TF1 as sum of many exponential functions (with single parameter)

Dear experts.

I would like to make a TF1 function that is the sum of many exponentials, which have all the same variable lambda that I would like to vary in a fit. This is the function I would like to implement:

Screenshot 2025-06-10 at 12.03.07696×176 9.21 KB

with lambda > 0 and with H the Heavyside function. So the terms of the sum should be 0 for x<i and exp(-lambda x) for x>=i. For illustration:

Screenshot 2025-06-10 at 12.20.23784×736 41.9 KB

Now, after some googling, I based myself on an example of the root forum back in 2008. I attach a sample program at the bottom of this topic that you can run by root -l SumOfNExp.C+. However I am experiencing some problems / instabilities and I also have some questions.

1. Even though an exp(-10x) drops quicker to zero than for instance exp(-1x), I obtain NAN in the calculation of the evaluation of the function f. I tried understand which term lead to the infinity and I found out it was quite random and depends on the value of lambda. For instance for the calculation of f(0) I printed out the the evaluation at 0 for the various components:

 f68(0) = 0 cumulative sum = 0
 f69(0) = 0 cumulative sum = 0
 f70(0) = 0 cumulative sum = 0
 f71(0) = nan cumulative sum = nan
 f72(0) = nan cumulative sum = nan
 f73(0) = nan cumulative sum = nan

2. Playing with lambda, I can find values for which I do not have this problem, but I would like to use lambda as a fit variable, so this is looking for some trouble i.m.h.o.
3. Will I be able to use this function to fit, and by defining the individual terms in a loop, will they all share the same variable [3] or will these parameters be all different? In the latter case, how can I lock them?

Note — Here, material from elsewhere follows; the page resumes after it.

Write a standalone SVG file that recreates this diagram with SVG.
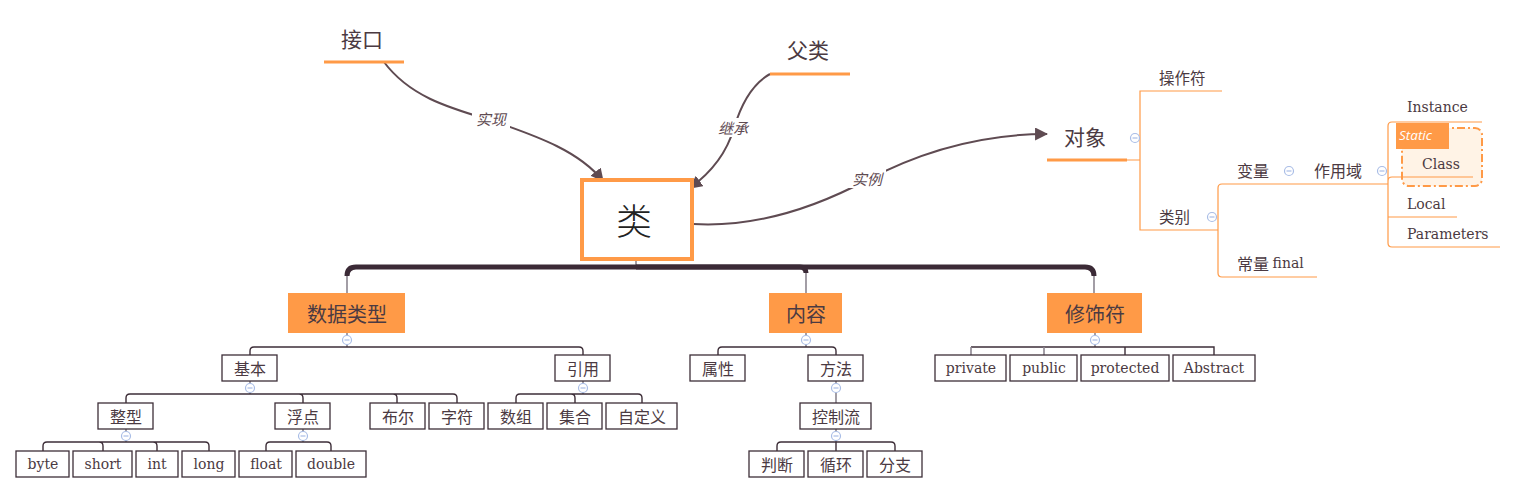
<svg xmlns="http://www.w3.org/2000/svg" width="1516" height="494" viewBox="0 0 1516 494">
<style>
.zh{font-family:"Noto Sans CJK SC","Noto Sans",sans-serif;fill:#4b3a42}
.en{font-family:"DejaVu Serif","Liberation Serif",serif;fill:#4b3a42;font-size:14px}
.box{fill:#fff;stroke:#3d2e38;stroke-width:1.3}
.l1{fill:#ff9a47}
.tl{fill:none;stroke:#3d2e38;stroke-width:1.4}
.gv{fill:none;stroke:#8c8690;stroke-width:1.6}
.or{fill:none;stroke:#ff9a47;stroke-width:1.2}
.ul{stroke:#ff9a47;stroke-width:3}
.cc circle{fill:#fff;stroke:#a9bde6;stroke-width:1.2}
.cc path{stroke:#a9bde6;stroke-width:1.2}
.rel{fill:none;stroke:#5f4b52;stroke-width:2}
.lbl{font-family:"Noto Sans CJK SC",sans-serif;font-size:15px;font-style:italic;fill:#5f4b52}
</style>
<defs>
<marker id="arr" viewBox="0 0 12 12" refX="11" refY="6" markerWidth="13" markerHeight="13" markerUnits="userSpaceOnUse" orient="auto"><path d="M0,0 L12,6 L0,12 z" fill="#5f4b52"/></marker>
</defs>
<rect width="1516" height="494" fill="#fff"/>

<g id="connectors">
<path class="rel" d="M384,62 C410,97 450,108 490,120 C540,137 580,152 603,181" marker-end="url(#arr)"/>
<path class="rel" d="M770,74 C750,85 740,108 734,128 C727,152 712,172 690,188" marker-end="url(#arr)"/>
<path class="rel" d="M693,224 C760,228 820,205 867,180 C920,152 980,134 1047,134" marker-end="url(#arr)"/>
<rect x="472" y="109" width="38" height="19" fill="#fff"/>
<rect x="714" y="118" width="38" height="19" fill="#fff"/>
<rect x="848" y="169" width="38" height="19" fill="#fff"/>
<text class="lbl" x="491" y="118" text-anchor="middle" dominant-baseline="central">实现</text>
<text class="lbl" x="733" y="127" text-anchor="middle" dominant-baseline="central">继承</text>
<text class="lbl" x="867" y="178" text-anchor="middle" dominant-baseline="central">实例</text>

<path class="gv" d="M636,260 V267"/>
<path fill="none" stroke="#3b2a36" stroke-width="5" d="M636,267 H356 Q347,267 347,276"/>
<path fill="none" stroke="#3b2a36" stroke-width="5" d="M636,267 H800 Q806,267 806,273"/>
<path fill="none" stroke="#3b2a36" stroke-width="5" d="M636,267 H1085 Q1094,267 1094,276"/>
<path class="gv" d="M347,276 V293 M806,273 V293 M1094,276 V293"/>

<path class="gv" d="M347,333 V347"/>
<path class="tl" d="M250,355 V351 Q250,347 254,347 H579 Q583,347 583,351 V355"/>
<path class="gv" d="M250,381 V394 M583,381 V394"/>
<path class="tl" d="M126,403 V398 Q126,394 130,394 H453 Q457,394 457,398 V403 M303,403 V398 Q303,394 299,394 M397,403 V398 Q397,394 393,394"/>
<path class="gv" d="M126,429 V442 M303,429 V442"/>
<path class="tl" d="M43,451 V446 Q43,442 47,442 H205 Q209,442 209,446 V451 M103,451 V446 Q103,442 99,442 M157,451 V446 Q157,442 153,442"/>
<path class="tl" d="M266,451 V446 Q266,442 270,442 H327 Q331,442 331,446 V451"/>
<path class="tl" d="M516,403 V398 Q516,394 520,394 H638 Q642,394 642,398 V403 M575,403 V398 Q575,394 571,394"/>

<path class="gv" d="M806,333 V347"/>
<path class="tl" d="M718,355 V351 Q718,347 722,347 H832 Q836,347 836,351 V355"/>
<path class="gv" d="M836,381 V403 M836,429 V442"/>
<path class="tl" d="M777,451 V446 Q777,442 781,442 H891 Q895,442 895,446 V451 M836,442 V451"/>

<path class="gv" d="M1095,333 V347"/>
<path class="tl" d="M971,347 H1214 V355 M1125,347 V355"/>
<path class="gv" d="M971,347 V355 M1044,347 V355"/>

<path class="or" d="M1127,160 H1140 M1222,91 H1140 V230 H1218"/>
<path class="or" d="M1388,184 H1222 Q1218,184 1218,188 V273 Q1218,277 1222,277 H1317"/>
<rect x="1402" y="128" width="80" height="58" rx="7" fill="#fff3e6" stroke="#ff9a47" stroke-width="2" stroke-dasharray="8 3 2 3"/>
<path class="or" d="M1482,122 H1392 Q1388,122 1388,126 V243 Q1388,247 1392,247 H1500 M1388,181 Q1388,177 1392,177 H1473 M1388,217 H1457"/>
</g>

<g id="node-jiekou">
<text class="zh" x="362" y="38" font-size="21" text-anchor="middle" dominant-baseline="central">接口</text>
<line class="ul" x1="324" y1="62" x2="404" y2="62"/>
</g>
<g id="node-fulei">
<text class="zh" x="808" y="49" font-size="21" text-anchor="middle" dominant-baseline="central">父类</text>
<line class="ul" x1="770" y1="74" x2="850" y2="74"/>
</g>
<g id="node-lei">
<rect x="582" y="180" width="110" height="79" fill="#fff" stroke="#ff9a47" stroke-width="4"/>
<text x="634" y="219" font-family="'Noto Sans CJK SC',sans-serif" font-size="36" font-weight="300" fill="#222" text-anchor="middle" dominant-baseline="central">类</text>
</g>
<g id="node-duixiang">
<text class="zh" x="1085" y="136" font-size="21" text-anchor="middle" dominant-baseline="central">对象</text>
<line class="ul" x1="1047" y1="160" x2="1127" y2="160"/>
<g class="cc"><circle cx="1135" cy="138" r="4.5"/><path d="M1132.5,138 H1137.5"/></g>
</g>

<g id="node-shujuleixing">
<rect class="l1" x="288" y="293" width="117" height="40"/>
<text class="zh" x="347" y="313" font-size="20" text-anchor="middle" dominant-baseline="central">数据类型</text>
<g class="cc"><circle cx="347" cy="340" r="4.5"/><path d="M344.5,340 H349.5"/></g>
</g>
<g id="node-neirong">
<rect class="l1" x="769" y="293" width="73" height="40"/>
<text class="zh" x="806" y="313" font-size="20" text-anchor="middle" dominant-baseline="central">内容</text>
<g class="cc"><circle cx="806" cy="340" r="4.5"/><path d="M803.5,340 H808.5"/></g>
</g>
<g id="node-xiushifu">
<rect class="l1" x="1047" y="293" width="95" height="40"/>
<text class="zh" x="1095" y="313" font-size="20" text-anchor="middle" dominant-baseline="central">修饰符</text>
<g class="cc"><circle cx="1095" cy="340" r="4.5"/><path d="M1092.5,340 H1097.5"/></g>
</g>

<g id="node-jiben">
<rect class="box" x="222" y="355" width="55" height="26"/>
<text class="zh" x="250" y="368" font-size="16" text-anchor="middle" dominant-baseline="central">基本</text>
<g class="cc"><circle cx="250" cy="388" r="4.5"/><path d="M247.5,388 H252.5"/></g>
</g>
<g id="node-yinyong">
<rect class="box" x="555" y="355" width="55" height="26"/>
<text class="zh" x="583" y="368" font-size="16" text-anchor="middle" dominant-baseline="central">引用</text>
<g class="cc"><circle cx="583" cy="388" r="4.5"/><path d="M580.5,388 H585.5"/></g>
</g>
<g id="node-zhengxing">
<rect class="box" x="98" y="403" width="55" height="26"/>
<text class="zh" x="126" y="416" font-size="16" text-anchor="middle" dominant-baseline="central">整型</text>
<g class="cc"><circle cx="126" cy="436" r="4.5"/><path d="M123.5,436 H128.5"/></g>
</g>
<g id="node-fudian">
<rect class="box" x="275" y="403" width="55" height="26"/>
<text class="zh" x="303" y="416" font-size="16" text-anchor="middle" dominant-baseline="central">浮点</text>
<g class="cc"><circle cx="303" cy="436" r="4.5"/><path d="M300.5,436 H305.5"/></g>
</g>
<g id="node-buer">
<rect class="box" x="370" y="403" width="55" height="26"/>
<text class="zh" x="398" y="416" font-size="16" text-anchor="middle" dominant-baseline="central">布尔</text>
</g>
<g id="node-zifu">
<rect class="box" x="429" y="403" width="55" height="26"/>
<text class="zh" x="457" y="416" font-size="16" text-anchor="middle" dominant-baseline="central">字符</text>
</g>
<g id="node-byte">
<rect class="box" x="16" y="451" width="53" height="26"/>
<text class="en" x="43" y="464" text-anchor="middle" dominant-baseline="central">byte</text>
</g>
<g id="node-short">
<rect class="box" x="73" y="451" width="59" height="26"/>
<text class="en" x="103" y="464" text-anchor="middle" dominant-baseline="central">short</text>
</g>
<g id="node-int">
<rect class="box" x="136" y="451" width="42" height="26"/>
<text class="en" x="157" y="464" text-anchor="middle" dominant-baseline="central">int</text>
</g>
<g id="node-long">
<rect class="box" x="182" y="451" width="53" height="26"/>
<text class="en" x="209" y="464" text-anchor="middle" dominant-baseline="central">long</text>
</g>
<g id="node-float">
<rect class="box" x="239" y="451" width="53" height="26"/>
<text class="en" x="266" y="464" text-anchor="middle" dominant-baseline="central">float</text>
</g>
<g id="node-double">
<rect class="box" x="296" y="451" width="70" height="26"/>
<text class="en" x="331" y="464" text-anchor="middle" dominant-baseline="central">double</text>
</g>
<g id="node-shuzu">
<rect class="box" x="488" y="403" width="55" height="26"/>
<text class="zh" x="516" y="416" font-size="16" text-anchor="middle" dominant-baseline="central">数组</text>
</g>
<g id="node-jihe">
<rect class="box" x="547" y="403" width="55" height="26"/>
<text class="zh" x="575" y="416" font-size="16" text-anchor="middle" dominant-baseline="central">集合</text>
</g>
<g id="node-zidingyi">
<rect class="box" x="606" y="403" width="71" height="26"/>
<text class="zh" x="642" y="416" font-size="16" text-anchor="middle" dominant-baseline="central">自定义</text>
</g>

<g id="node-shuxing">
<rect class="box" x="690" y="355" width="55" height="26"/>
<text class="zh" x="718" y="368" font-size="16" text-anchor="middle" dominant-baseline="central">属性</text>
</g>
<g id="node-fangfa">
<rect class="box" x="808" y="355" width="55" height="26"/>
<text class="zh" x="836" y="368" font-size="16" text-anchor="middle" dominant-baseline="central">方法</text>
<g class="cc"><circle cx="836" cy="388" r="4.5"/><path d="M833.5,388 H838.5"/></g>
</g>
<g id="node-kongzhiliu">
<rect class="box" x="800" y="403" width="71" height="26"/>
<text class="zh" x="836" y="416" font-size="16" text-anchor="middle" dominant-baseline="central">控制流</text>
<g class="cc"><circle cx="836" cy="436" r="4.5"/><path d="M833.5,436 H838.5"/></g>
</g>
<g id="node-panduan">
<rect class="box" x="749" y="451" width="55" height="26"/>
<text class="zh" x="777" y="464" font-size="16" text-anchor="middle" dominant-baseline="central">判断</text>
</g>
<g id="node-xunhuan">
<rect class="box" x="808" y="451" width="55" height="26"/>
<text class="zh" x="836" y="464" font-size="16" text-anchor="middle" dominant-baseline="central">循环</text>
</g>
<g id="node-fenzhi">
<rect class="box" x="867" y="451" width="55" height="26"/>
<text class="zh" x="895" y="464" font-size="16" text-anchor="middle" dominant-baseline="central">分支</text>
</g>

<g id="node-private">
<rect class="box" x="935" y="355" width="71" height="26"/>
<text class="en" x="971" y="368" text-anchor="middle" dominant-baseline="central">private</text>
</g>
<g id="node-public">
<rect class="box" x="1010" y="355" width="67" height="26"/>
<text class="en" x="1044" y="368" text-anchor="middle" dominant-baseline="central">public</text>
</g>
<g id="node-protected">
<rect class="box" x="1081" y="355" width="88" height="26"/>
<text class="en" x="1125" y="368" text-anchor="middle" dominant-baseline="central">protected</text>
</g>
<g id="node-abstract">
<rect class="box" x="1173" y="355" width="82" height="26"/>
<text class="en" x="1214" y="368" text-anchor="middle" dominant-baseline="central">Abstract</text>
</g>

<g id="node-caozuofu">
<text class="zh" x="1159" y="77" font-size="15.5" dominant-baseline="central">操作符</text>
</g>
<g id="node-leibie">
<text class="zh" x="1159" y="216" font-size="15.5" dominant-baseline="central">类别</text>
<g class="cc"><circle cx="1212" cy="217" r="4.5"/><path d="M1209.5,217 H1214.5"/></g>
</g>
<g id="node-bianliang">
<text class="zh" x="1237" y="170" font-size="16" dominant-baseline="central">变量</text>
<g class="cc"><circle cx="1289" cy="171" r="4.5"/><path d="M1286.5,171 H1291.5"/></g>
</g>
<g id="node-zuoyongyu">
<text class="zh" x="1314" y="170" font-size="16" dominant-baseline="central">作用域</text>
<g class="cc"><circle cx="1382" cy="171" r="4.5"/><path d="M1379.5,171 H1384.5"/></g>
</g>
<g id="node-changliang">
<text class="zh" x="1237" y="263" font-size="16" dominant-baseline="central">常量 <tspan class="en" font-size="14">final</tspan></text>
</g>
<g id="node-instance">
<text class="en" x="1407" y="107" dominant-baseline="central">Instance</text>
</g>
<g id="node-class">
<rect x="1396" y="123" width="53" height="26" fill="#ff9a47"/>
<text x="1399" y="140" font-family="'Open Sans','Liberation Sans',sans-serif" font-size="13.5" font-style="italic" fill="#fff">Static</text>
<text class="en" x="1441" y="164" text-anchor="middle" dominant-baseline="central">Class</text>
</g>
<g id="node-local">
<text class="en" x="1407" y="204" dominant-baseline="central">Local</text>
</g>
<g id="node-parameters">
<text class="en" x="1407" y="234" dominant-baseline="central">Parameters</text>
</g>
</svg>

std::vector<TF1 *> func_vec;
for(int i=0; i<nbx; ++i) {

    std::string fncname = "f";
    fncname = fncname+std::to_string(i);

    TF1 * f = new TF1(fncname.c_str(),"(x<[0])*[1] + (x>=[0] && x<[0]+10)*[2]*exp(-1*(x-[0])*[3]) + (x>=[0]+10)*[1]",0,nbx-1);
    f->FixParameter(0,i);
    f->FixParameter(1,0);
    f->FixParameter(2,lumivec[i]);
    f->SetParameter(3,10); // 10 non funziona                                                                                                                                                                                                
    func_vec.push_back(f);
}

4. Is this the most efficient way to solve my problem, or are there other tricks to obtain the function I need that are more efficient and computationally effective?

Thanks a lot
Kind regards
Piet Verwilligen

SumOfNExp.C (5.3 KB)

SumOfNExp998×575 61.4 KB

ROOT Version: 6.32.12
Platform: macosx64
Compiler: apple clang version 17.0.0

Hi @Piet,Thank you for your question.

Perhaps @jonas could help you with this.

Cheers,
Dev

Thanks, I would really appreciate some help on this point. Maybe my email was a bit too long, so I summarize it here in a single line:

My TF1 is a finite sum of converging functions but I obtain a NAN value when I evaluate the function, which I believe should not happen.

Thanks
Piet

I took the first function producing a Nan according to the ouput your code generates. That’s number 71. I did the following:

root [1] auto f = new TF1("f","(x<72) * 0 + (x>=72 && x<82) * 100 * exp( - ( x - 72) *  10) + (x>=82) * 0",0.,71.)
(TF1 *) 0x7faaec8151b0
root [2] f->Eval(0)
(double) nan
root [3] 

So this single function evaluated at 0 (like you do in your code) produces a Nan.

TF1 *f = new TF1(fncname.c_str(), "(x<[0])*[1] + (x>=[0] && x<[0]+10.)*[2]*exp((x>=[0] && x<[0]+10.)*([0]-x)*[3]) + (x>=[0]+10.)*[1]", 0., nbx - 1.);

Dear @Wile_E_Coyote so what you propose is some additional protection such that only in the range [0]<=x<[0]+10 the exponent is evaluated? Do I understand that even if the criterion (x>=[0] && x<[0]+10.) is not met, the exponent is still evaluated resulting in 0 * nan = nan? Implementing this fix it worked for me, thanks a lot.
Kind regards
Piet

I have a remaining side-question though:

Will I be able to use this function to fit, and by defining the individual terms in a loop, will they all share the same variable [3] or will these parameters be all different? In the latter case, how can I lock them?

Thanks
Piet

You define the “fsum” with 0 parameters (you set npar = 0 in its constructor).
Try: fsum->Print();

You then use “fFuncList[i]->EvalPar(x,p)” so, ALL functions will be evaluated with exactly the same set of parameters (“p”).

As the “fsum” has no parameters, I assume “p” will always be 0 (so ALL functions will use their own preset parameters).